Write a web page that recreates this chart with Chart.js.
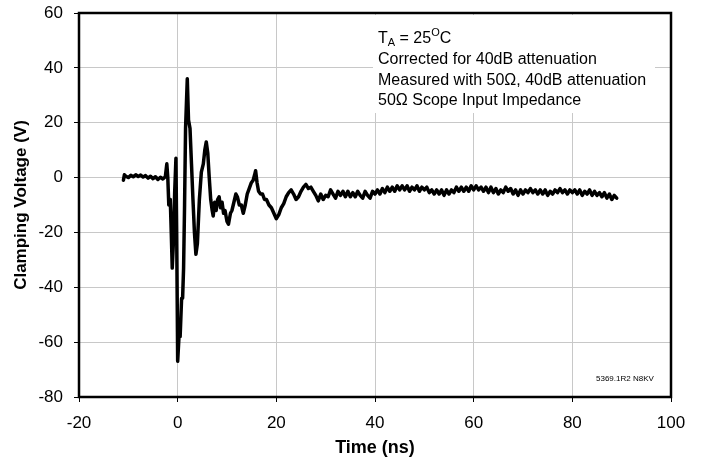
<!DOCTYPE html>
<html>
<head>
<meta charset="utf-8">
<script src="https://cdn.jsdelivr.net/npm/chart.js@4.4.1/dist/chart.umd.min.js"></script>
<style>
  body { margin: 0; background: #fff; }
</style>
</head>
<body>
<canvas id="clamp" width="702" height="461"></canvas>
<script>
// time (ns) and clamping voltage (V)
const times = [
  -11, -10.8, -10.5, -10, -9.5, -9, -8.5, -8, -7.5, -7, -6.5, -6, -5.5, -5, -4.5, -4, -3.5, -3, -2.5,
  -2.2, -2.0, -1.8, -1.5, -1.3, -1.1, -0.9, -0.6, -0.35, -0.2, 0, 0.3, 0.5, 0.8, 1.0, 1.2, 1.4, 1.6, 1.95,
  2.2, 2.5, 2.8, 3.1, 3.4, 3.7, 4.0, 4.4, 4.8, 5.2, 5.5, 5.8, 6.1, 6.4, 6.7, 7.0, 7.2, 7.5, 7.8,
  8.1, 8.4, 8.7, 9.0, 9.3, 9.6, 10.0, 10.3, 10.7, 11.0, 11.4, 11.8, 12.1, 12.5, 12.9, 13.3, 13.7,
  14.1, 14.5, 14.9, 15.3, 15.6, 15.8, 16.1, 16.4, 16.8, 17.2, 17.6, 18.0, 18.5, 19.0, 19.5, 20.0,
  20.5, 21.0, 21.5, 22.0, 22.5, 23.0, 23.5, 24.0, 24.5, 25.0, 25.5, 26.0, 26.5, 27.0, 27.5, 28.0,
  28.5, 29.0, 29.5, 30.0, 30.5, 31.0, 31.5, 32, 32.5, 33, 33.5, 34, 34.5, 35, 35.5, 36, 36.5, 37,
  37.5, 38, 38.5, 39, 39.5, 40, 40.5, 41, 41.5, 42, 42.5, 43, 43.5, 44, 44.5, 45, 45.5, 46, 46.5,
  47, 47.5, 48, 48.5, 49, 49.5, 50, 50.5, 51, 51.5, 52, 52.5, 53, 53.5, 54, 54.5, 55, 55.5, 56,
  56.5, 57, 57.5, 58, 58.5, 59, 59.5, 60, 60.5, 61, 61.5, 62, 62.5, 63, 63.5, 64, 64.5, 65, 65.5,
  66, 66.5, 67, 67.5, 68, 68.5, 69, 69.5, 70, 70.5, 71, 71.5, 72, 72.5, 73, 73.5, 74, 74.5, 75,
  75.5, 76, 76.5, 77, 77.5, 78, 78.5, 79, 79.5, 80, 80.5, 81, 81.5, 82, 82.5, 83, 83.5, 84, 84.5,
  85, 85.5, 86, 86.5, 87, 87.5, 88, 88.5, 89
];
const volts = [
  -1, 1, 0.5, 0, 0.8, 0.3, 1, 0.4, 0.9, 0.2, 0.7, -0.2, 0.5, -0.4, 0.3, -0.7, 0.1, -0.5, 0.3,
  5, 0, -10, -8, -20, -33, -25, -5, 7, -20, -67, -57, -58, -44, -44, -33, -10, 18, 36,
  21, 18, 5, -8, -20, -28, -24, -8, 2, 5, 10, 13, 9, 0, -8, -12, -14, -9, -12,
  -8, -7, -11, -9, -13, -12, -16, -17, -13, -12, -9, -6, -7, -10, -10, -13, -10,
  -6, -4, -2, -1, 1, 2.5, -2, -5, -6, -6, -8, -8, -10, -11, -13, -15,
  -13.5, -11, -9.5, -7, -5.5, -4.5, -6, -8, -7, -5, -3.5, -2.5, -4, -3.5, -5, -6.5,
  -8.5, -6, -8, -6.5, -7, -4.5, -6, -7.5, -5, -6.5, -5, -7, -5, -7, -5.5, -7, -5, -6.5,
  -7.5, -5, -6.5, -7.5, -5, -6, -4.5, -6, -4, -5.5, -3.5, -5, -3.5, -5, -3, -4.5, -3, -4.5, -3,
  -5, -3.5, -4.5, -3, -5, -3.5, -4.5, -3.5, -5.5, -4.5, -6, -4.5, -6, -4.5, -6.5, -4.5, -6, -4.5, -5.5,
  -3.5, -5, -3.5, -5, -3.5, -5, -3, -4.5, -3, -4.5, -3.5, -5, -3.5, -5.5, -3.5, -5.5, -4, -6, -4.5,
  -5.5, -3.5, -5, -4, -6, -4.5, -6.5, -4.5, -6, -4.5, -5.5, -4, -5.5, -4.5, -6, -4.5, -6, -4.5, -6.5,
  -5, -6, -4.5, -5.5, -4, -5.5, -4.5, -6, -4.5, -5.5, -4.5, -6, -4.5, -6.5, -5, -6, -4.5, -6.5, -5,
  -6.5, -5.5, -7, -5.5, -7.5, -6, -8, -6.5, -7.5
];
const xTicks = [-20, 0, 20, 40, 60, 80, 100];
const yTicks = [-80, -60, -40, -20, 0, 20, 40, 60];

const notes = [
  "Corrected for 40dB attenuation",
  "Measured with 50\u03A9, 40dB attenuation",
  "50\u03A9 Scope Input Impedance"
];

const points = times.map((t, i) => ({ x: t, y: volts[i] }));
const fontFam = "'Liberation Sans', Arial, sans-serif";

// white label box with the test conditions, drawn over the grid
const notePlugin = {
  id: "notes",
  beforeDatasetsDraw(chart) {
    const c = chart.ctx;
    c.save();
    c.fillStyle = "#fff";
    c.fillRect(373, 15, 282, 98);
    c.fillStyle = "#000";
    c.textBaseline = "alphabetic";
    c.font = "16px " + fontFam;
    let x = 378;
    c.fillText("T", x, 43);
    x += c.measureText("T").width;
    c.font = "11px " + fontFam;
    c.fillText("A", x, 46);
    x += c.measureText("A").width;
    c.font = "16px " + fontFam;
    c.fillText(" = 25", x, 43);
    x += c.measureText(" = 25").width;
    c.font = "11px " + fontFam;
    c.fillText("O", x, 36);
    x += c.measureText("O").width;
    c.font = "16px " + fontFam;
    c.fillText("C", x, 43);
    notes.forEach((s, i) => c.fillText(s, 378, 64 + i * 20.7));
    c.font = "8px " + fontFam;
    c.fillText("5369.1R2 N8KV", 596, 381);
    c.restore();
  },
  afterDraw(chart) {
    const a = chart.chartArea;
    const c = chart.ctx;
    c.save();
    c.strokeStyle = "#000";
    c.lineWidth = 2.5;
    c.strokeRect(a.left, a.top, a.right - a.left, a.bottom - a.top);
    c.restore();
  }
};

new Chart(document.getElementById("clamp"), {
  type: "scatter",
  data: {
    datasets: [{
      data: points,
      showLine: true,
      borderColor: "#000",
      borderWidth: 3.5,
      borderJoinStyle: "round",
      borderCapStyle: "round",
      pointRadius: 0,
      tension: 0
    }]
  },
  options: {
    responsive: false,
    animation: false,
    layout: { padding: { top: 13, right: 31, left: 0, bottom: 0 } },
    plugins: { legend: { display: false }, tooltip: { enabled: false } },
    scales: {
      x: {
        type: "linear",
        min: -20,
        max: 100,
        afterBuildTicks: (s) => { s.ticks = xTicks.map(v => ({ value: v })); },
        afterFit: (s) => { s.height = 64; s.paddingLeft = 0; s.paddingRight = 0; },
        grid: { color: "#c8c8c8", tickColor: "#000", tickLength: 5 },
        border: { color: "#000", width: 2 },
        ticks: { color: "#000", font: { family: fontFam, size: 17 }, padding: 11, maxRotation: 0 },
        title: { display: true, text: "Time (ns)", color: "#000", font: { family: fontFam, size: 18, weight: "bold" }, padding: { top: 0, bottom: 2 } }
      },
      y: {
        type: "linear",
        min: -80,
        max: 60,
        afterBuildTicks: (s) => { s.ticks = yTicks.map(v => ({ value: v })); },
        afterFit: (s) => { s.width = 79; s.paddingTop = 0; s.paddingBottom = 0; },
        grid: { color: "#c8c8c8", tickColor: "#000", tickLength: 5 },
        border: { color: "#000", width: 2 },
        ticks: { color: "#000", font: { family: fontFam, size: 17 }, padding: 11 },
        title: { display: true, text: "Clamping Voltage (V)", color: "#000", font: { family: fontFam, size: 17, weight: "bold" }, padding: { top: 11 } }
      }
    }
  },
  plugins: [notePlugin]
});
</script>
</body>
</html>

Objective - Return every line above in which the string "with" occurs.

Exercise output -
Write a web page that recreates this chart with Chart.js.
  "Measured with 50\u03A9, 40dB attenuation",
// white label box with the test conditions, drawn over the grid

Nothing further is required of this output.